• _Data block_

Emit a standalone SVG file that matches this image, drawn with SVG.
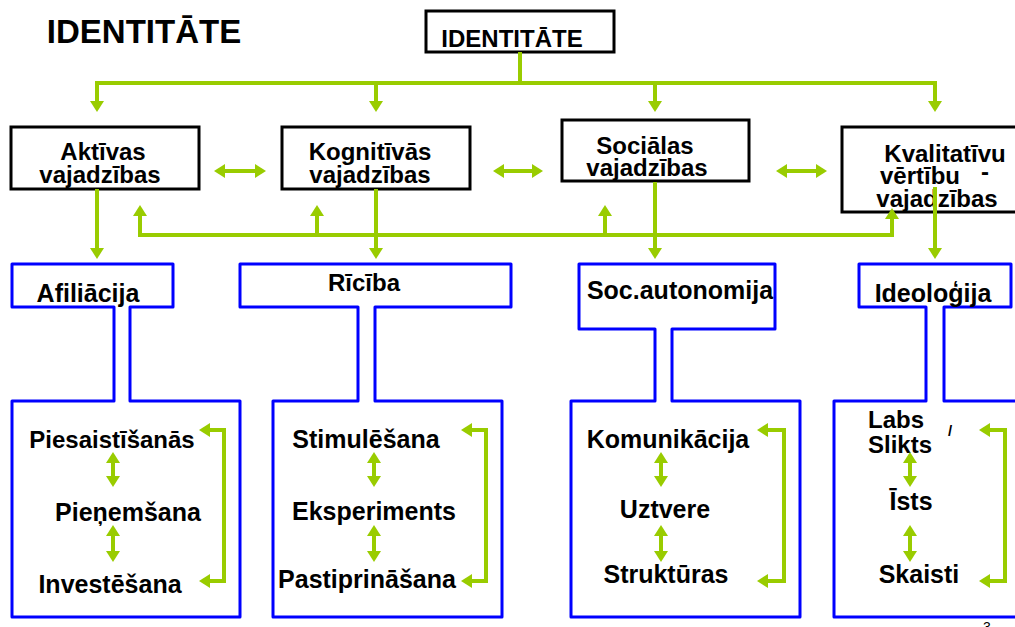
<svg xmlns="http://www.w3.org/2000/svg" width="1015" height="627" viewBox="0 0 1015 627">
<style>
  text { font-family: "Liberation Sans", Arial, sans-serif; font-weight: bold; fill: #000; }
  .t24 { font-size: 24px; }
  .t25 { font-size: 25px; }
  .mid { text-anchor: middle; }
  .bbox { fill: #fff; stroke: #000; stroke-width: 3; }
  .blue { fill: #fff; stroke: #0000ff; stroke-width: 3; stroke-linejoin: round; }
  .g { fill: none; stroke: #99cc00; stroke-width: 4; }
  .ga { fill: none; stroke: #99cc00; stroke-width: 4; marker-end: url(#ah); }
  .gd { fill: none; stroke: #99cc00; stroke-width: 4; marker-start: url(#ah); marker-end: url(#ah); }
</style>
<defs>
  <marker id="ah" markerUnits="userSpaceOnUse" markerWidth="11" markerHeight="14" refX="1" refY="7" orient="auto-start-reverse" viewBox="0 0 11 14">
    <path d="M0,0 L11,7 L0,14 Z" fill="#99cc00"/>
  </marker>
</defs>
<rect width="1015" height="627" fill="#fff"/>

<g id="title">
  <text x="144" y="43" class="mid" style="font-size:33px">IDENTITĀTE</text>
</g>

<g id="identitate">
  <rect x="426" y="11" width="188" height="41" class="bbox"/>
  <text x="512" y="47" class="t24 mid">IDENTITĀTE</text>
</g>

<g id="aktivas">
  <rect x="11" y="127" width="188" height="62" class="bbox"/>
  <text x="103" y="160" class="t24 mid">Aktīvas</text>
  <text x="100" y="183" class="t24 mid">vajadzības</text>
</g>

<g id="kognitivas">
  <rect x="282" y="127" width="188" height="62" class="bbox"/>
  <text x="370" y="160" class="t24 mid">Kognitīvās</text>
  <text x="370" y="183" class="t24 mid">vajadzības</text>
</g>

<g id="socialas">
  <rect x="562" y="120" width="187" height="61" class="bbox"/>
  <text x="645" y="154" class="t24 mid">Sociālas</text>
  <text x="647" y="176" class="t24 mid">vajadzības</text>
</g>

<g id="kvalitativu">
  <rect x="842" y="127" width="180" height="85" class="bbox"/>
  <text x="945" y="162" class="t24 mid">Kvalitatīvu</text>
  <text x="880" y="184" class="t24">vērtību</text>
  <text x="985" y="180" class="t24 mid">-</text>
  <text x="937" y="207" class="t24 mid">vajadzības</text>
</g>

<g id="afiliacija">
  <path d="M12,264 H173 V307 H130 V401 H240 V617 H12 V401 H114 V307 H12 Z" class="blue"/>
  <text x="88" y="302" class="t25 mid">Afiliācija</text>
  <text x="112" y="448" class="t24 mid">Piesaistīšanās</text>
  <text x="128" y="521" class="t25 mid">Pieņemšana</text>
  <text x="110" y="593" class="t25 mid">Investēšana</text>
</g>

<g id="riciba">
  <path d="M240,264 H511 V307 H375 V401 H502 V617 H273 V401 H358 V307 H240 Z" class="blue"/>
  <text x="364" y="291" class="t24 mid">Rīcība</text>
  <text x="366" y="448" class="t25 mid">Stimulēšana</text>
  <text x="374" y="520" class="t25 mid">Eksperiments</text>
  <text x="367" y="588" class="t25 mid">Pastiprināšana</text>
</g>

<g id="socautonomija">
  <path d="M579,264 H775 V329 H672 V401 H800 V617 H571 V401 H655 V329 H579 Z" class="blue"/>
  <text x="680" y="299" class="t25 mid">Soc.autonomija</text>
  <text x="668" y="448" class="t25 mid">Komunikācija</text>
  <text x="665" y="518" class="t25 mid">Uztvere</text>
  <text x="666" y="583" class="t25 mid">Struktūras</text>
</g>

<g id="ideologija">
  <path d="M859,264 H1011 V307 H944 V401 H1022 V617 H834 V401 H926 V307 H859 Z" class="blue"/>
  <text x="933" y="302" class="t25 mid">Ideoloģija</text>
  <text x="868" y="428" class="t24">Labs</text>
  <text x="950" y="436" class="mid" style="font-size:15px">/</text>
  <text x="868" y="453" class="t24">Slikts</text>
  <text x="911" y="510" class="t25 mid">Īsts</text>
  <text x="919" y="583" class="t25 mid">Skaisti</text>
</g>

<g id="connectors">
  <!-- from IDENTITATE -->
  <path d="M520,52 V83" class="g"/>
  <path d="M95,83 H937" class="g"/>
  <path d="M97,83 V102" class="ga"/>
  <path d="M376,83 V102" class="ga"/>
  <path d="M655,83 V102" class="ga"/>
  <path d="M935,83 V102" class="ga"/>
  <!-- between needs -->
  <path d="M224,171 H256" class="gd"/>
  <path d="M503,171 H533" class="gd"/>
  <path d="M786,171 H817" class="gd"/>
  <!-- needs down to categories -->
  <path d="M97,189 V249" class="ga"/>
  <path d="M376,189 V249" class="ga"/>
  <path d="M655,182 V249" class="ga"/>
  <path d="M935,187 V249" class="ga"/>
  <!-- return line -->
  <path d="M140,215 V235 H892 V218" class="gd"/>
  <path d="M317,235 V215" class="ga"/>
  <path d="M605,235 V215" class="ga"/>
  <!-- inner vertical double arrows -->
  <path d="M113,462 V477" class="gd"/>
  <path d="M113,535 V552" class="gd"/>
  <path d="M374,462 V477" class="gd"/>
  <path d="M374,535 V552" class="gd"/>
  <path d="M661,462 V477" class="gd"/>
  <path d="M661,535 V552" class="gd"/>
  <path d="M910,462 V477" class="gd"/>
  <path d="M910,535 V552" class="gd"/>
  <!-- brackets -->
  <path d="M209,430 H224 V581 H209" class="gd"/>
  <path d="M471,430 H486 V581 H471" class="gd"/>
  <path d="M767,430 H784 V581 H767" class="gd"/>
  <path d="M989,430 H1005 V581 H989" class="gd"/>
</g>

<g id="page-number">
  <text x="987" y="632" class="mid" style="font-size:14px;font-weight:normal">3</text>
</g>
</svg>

• _Task prompt_
The listing above must be printed again exactly, minus its pictures.

• _Solution to the problem_
Emit a standalone SVG file that matches this image, drawn with SVG.
<svg xmlns="http://www.w3.org/2000/svg" width="1015" height="627" viewBox="0 0 1015 627">
<style>
  text { font-family: "Liberation Sans", Arial, sans-serif; font-weight: bold; fill: #000; }
  .t24 { font-size: 24px; }
  .t25 { font-size: 25px; }
  .mid { text-anchor: middle; }
  .bbox { fill: #fff; stroke: #000; stroke-width: 3; }
  .blue { fill: #fff; stroke: #0000ff; stroke-width: 3; stroke-linejoin: round; }
  .g { fill: none; stroke: #99cc00; stroke-width: 4; }
  .ga { fill: none; stroke: #99cc00; stroke-width: 4; marker-end: url(#ah); }
  .gd { fill: none; stroke: #99cc00; stroke-width: 4; marker-start: url(#ah); marker-end: url(#ah); }
</style>
<defs>
  <marker id="ah" markerUnits="userSpaceOnUse" markerWidth="11" markerHeight="14" refX="1" refY="7" orient="auto-start-reverse" viewBox="0 0 11 14">
    <path d="M0,0 L11,7 L0,14 Z" fill="#99cc00"/>
  </marker>
</defs>
<rect width="1015" height="627" fill="#fff"/>

<g id="title">
  <text x="144" y="43" class="mid" style="font-size:33px">IDENTITĀTE</text>
</g>

<g id="identitate">
  <rect x="426" y="11" width="188" height="41" class="bbox"/>
  <text x="512" y="47" class="t24 mid">IDENTITĀTE</text>
</g>

<g id="aktivas">
  <rect x="11" y="127" width="188" height="62" class="bbox"/>
  <text x="103" y="160" class="t24 mid">Aktīvas</text>
  <text x="100" y="183" class="t24 mid">vajadzības</text>
</g>

<g id="kognitivas">
  <rect x="282" y="127" width="188" height="62" class="bbox"/>
  <text x="370" y="160" class="t24 mid">Kognitīvās</text>
  <text x="370" y="183" class="t24 mid">vajadzības</text>
</g>

<g id="socialas">
  <rect x="562" y="120" width="187" height="61" class="bbox"/>
  <text x="645" y="154" class="t24 mid">Sociālas</text>
  <text x="647" y="176" class="t24 mid">vajadzības</text>
</g>

<g id="kvalitativu">
  <rect x="842" y="127" width="180" height="85" class="bbox"/>
  <text x="945" y="162" class="t24 mid">Kvalitatīvu</text>
  <text x="880" y="184" class="t24">vērtību</text>
  <text x="985" y="180" class="t24 mid">-</text>
  <text x="937" y="207" class="t24 mid">vajadzības</text>
</g>

<g id="afiliacija">
  <path d="M12,264 H173 V307 H130 V401 H240 V617 H12 V401 H114 V307 H12 Z" class="blue"/>
  <text x="88" y="302" class="t25 mid">Afiliācija</text>
  <text x="112" y="448" class="t24 mid">Piesaistīšanās</text>
  <text x="128" y="521" class="t25 mid">Pieņemšana</text>
  <text x="110" y="593" class="t25 mid">Investēšana</text>
</g>

<g id="riciba">
  <path d="M240,264 H511 V307 H375 V401 H502 V617 H273 V401 H358 V307 H240 Z" class="blue"/>
  <text x="364" y="291" class="t24 mid">Rīcība</text>
  <text x="366" y="448" class="t25 mid">Stimulēšana</text>
  <text x="374" y="520" class="t25 mid">Eksperiments</text>
  <text x="367" y="588" class="t25 mid">Pastiprināšana</text>
</g>

<g id="socautonomija">
  <path d="M579,264 H775 V329 H672 V401 H800 V617 H571 V401 H655 V329 H579 Z" class="blue"/>
  <text x="680" y="299" class="t25 mid">Soc.autonomija</text>
  <text x="668" y="448" class="t25 mid">Komunikācija</text>
  <text x="665" y="518" class="t25 mid">Uztvere</text>
  <text x="666" y="583" class="t25 mid">Struktūras</text>
</g>

<g id="ideologija">
  <path d="M859,264 H1011 V307 H944 V401 H1022 V617 H834 V401 H926 V307 H859 Z" class="blue"/>
  <text x="933" y="302" class="t25 mid">Ideoloģija</text>
  <text x="868" y="428" class="t24">Labs</text>
  <text x="950" y="436" class="mid" style="font-size:15px">/</text>
  <text x="868" y="453" class="t24">Slikts</text>
  <text x="911" y="510" class="t25 mid">Īsts</text>
  <text x="919" y="583" class="t25 mid">Skaisti</text>
</g>

<g id="connectors">
  <!-- from IDENTITATE -->
  <path d="M520,52 V83" class="g"/>
  <path d="M95,83 H937" class="g"/>
  <path d="M97,83 V102" class="ga"/>
  <path d="M376,83 V102" class="ga"/>
  <path d="M655,83 V102" class="ga"/>
  <path d="M935,83 V102" class="ga"/>
  <!-- between needs -->
  <path d="M224,171 H256" class="gd"/>
  <path d="M503,171 H533" class="gd"/>
  <path d="M786,171 H817" class="gd"/>
  <!-- needs down to categories -->
  <path d="M97,189 V249" class="ga"/>
  <path d="M376,189 V249" class="ga"/>
  <path d="M655,182 V249" class="ga"/>
  <path d="M935,187 V249" class="ga"/>
  <!-- return line -->
  <path d="M140,215 V235 H892 V218" class="gd"/>
  <path d="M317,235 V215" class="ga"/>
  <path d="M605,235 V215" class="ga"/>
  <!-- inner vertical double arrows -->
  <path d="M113,462 V477" class="gd"/>
  <path d="M113,535 V552" class="gd"/>
  <path d="M374,462 V477" class="gd"/>
  <path d="M374,535 V552" class="gd"/>
  <path d="M661,462 V477" class="gd"/>
  <path d="M661,535 V552" class="gd"/>
  <path d="M910,462 V477" class="gd"/>
  <path d="M910,535 V552" class="gd"/>
  <!-- brackets -->
  <path d="M209,430 H224 V581 H209" class="gd"/>
  <path d="M471,430 H486 V581 H471" class="gd"/>
  <path d="M767,430 H784 V581 H767" class="gd"/>
  <path d="M989,430 H1005 V581 H989" class="gd"/>
</g>

<g id="page-number">
  <text x="987" y="632" class="mid" style="font-size:14px;font-weight:normal">3</text>
</g>
</svg>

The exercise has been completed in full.